We are ready for the annotation interface!

from hover.recipes.stable import simple_annotator

interactive_plot = simple_annotator(dataset)

# ---------- SERVER MODE: for the documentation page ----------
# because this tutorial is remotely hosted, we need explicit serving to expose the plot to you
from local_lib.binder_helper import binder_proxy_app_url
from bokeh.server.server import Server
server = Server({'/my-app': interactive_plot}, port=5007, allow_websocket_origin=['*'], use_xheaders=True)
server.start()
# visit this URL printed in cell output to see the interactive plot; locally you would just do "https://localhost:5007/my-app"
binder_proxy_app_url('my-app', port=5007)

# ---------- NOTEBOOK MODE: for your actual Jupyter environment ---------
# this code will render the entire plot in Jupyter
# from bokeh.io import show, output_notebook
# output_notebook()
# show(interactive_plot, notebook_url='https://localhost:8888')
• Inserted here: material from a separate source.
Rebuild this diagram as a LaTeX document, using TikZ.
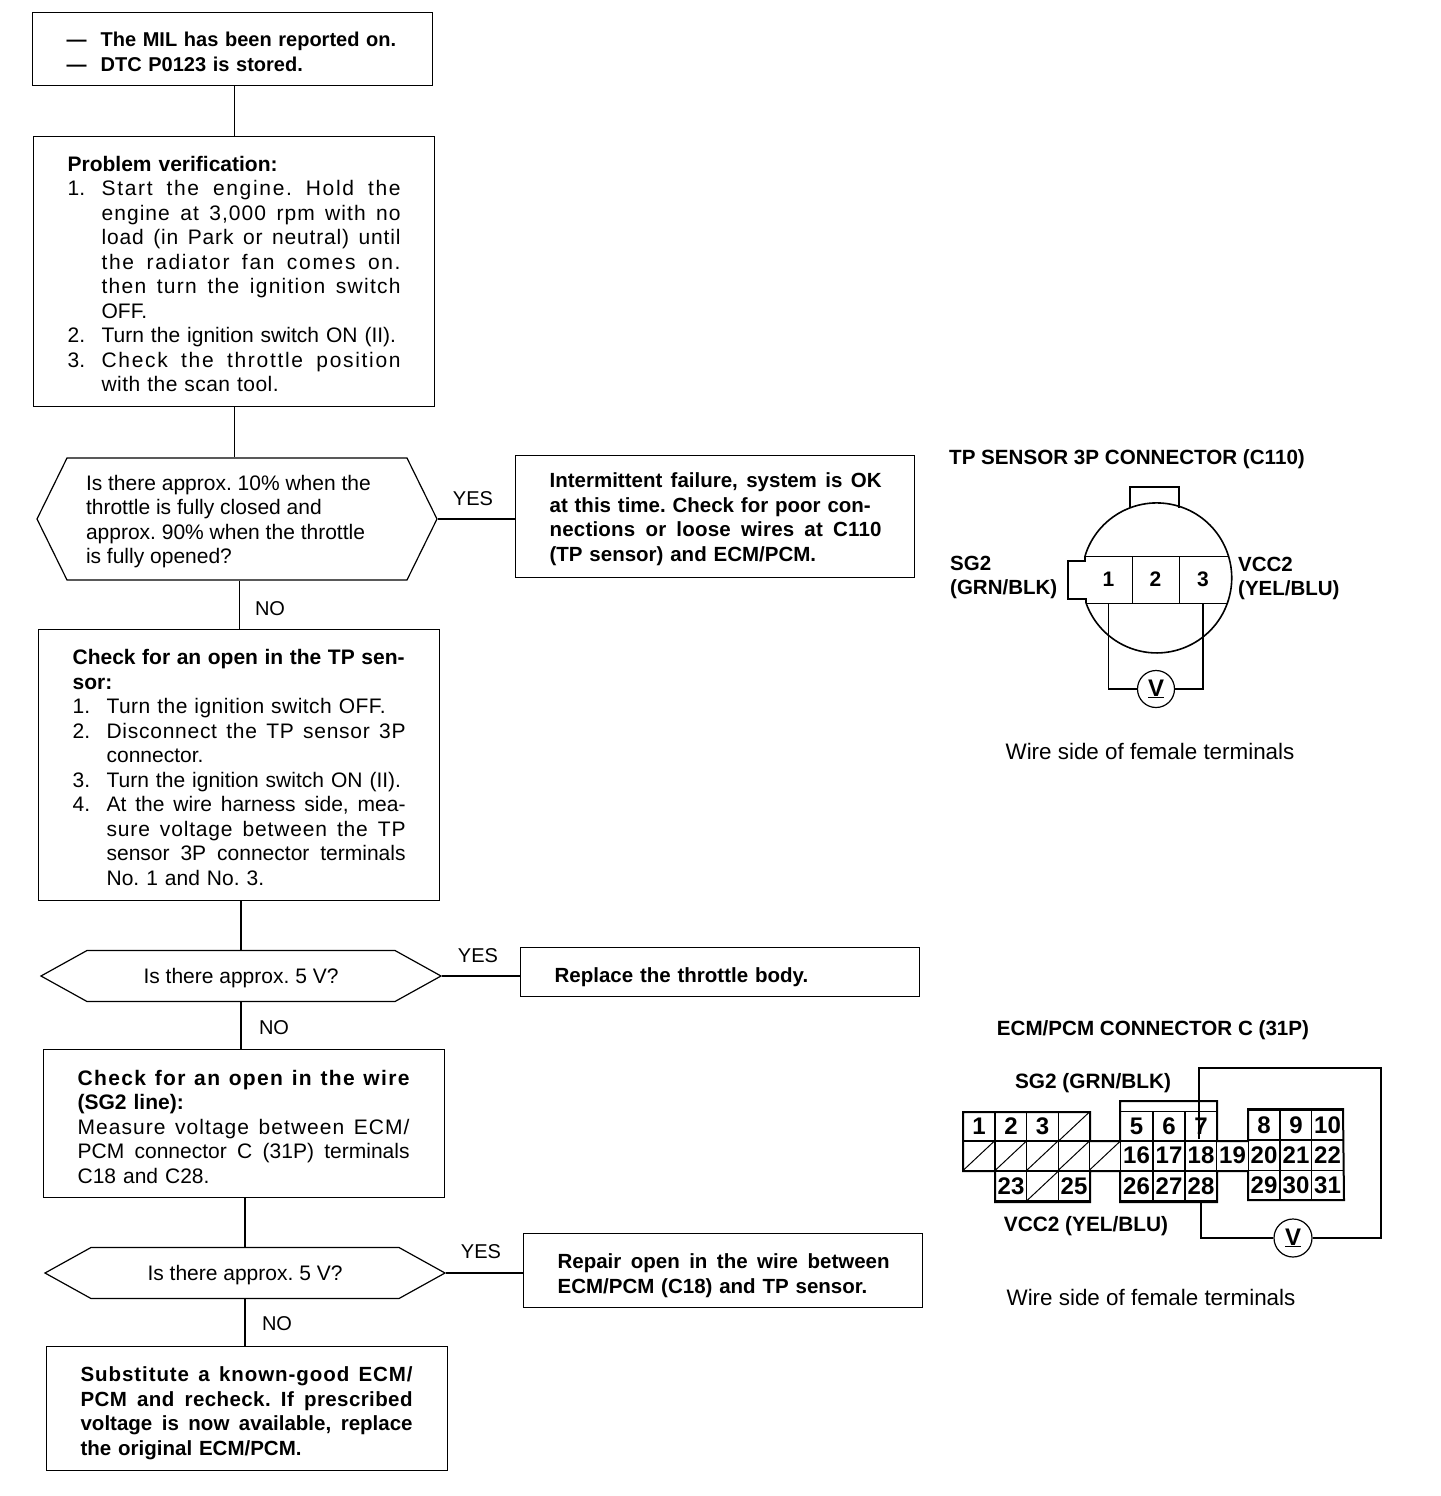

Tips: annotation interface basics

Video guide

Text guide

There should be a SupervisableDataset board on the left and an BokehDataAnnotator on the right, each with a few buttons.

SupervisableDatasetBokehDataAnnotator

push: push Dataset updates to the bokeh plots.
commit: add data entries selected in the Annotator to a specified subset.
dedup: deduplicate across subsets by feature (last in gets kept).
export: save your data (all subsets) in a specified format.

raw/train/dev/test: choose which subsets to display or hide.
apply: apply the label input to the selected points in the raw subset only.

We've essentially put the data into neighborboods based on the vectorizer, but the quality (homogeneity of labels) of such neighborhoods can vary.

hover over any data point to see its tooltip.
take advantage of different selection tools to apply labels at appropriate scales.
the search widget might turn out useful.
- note that it does not select points but highlights them.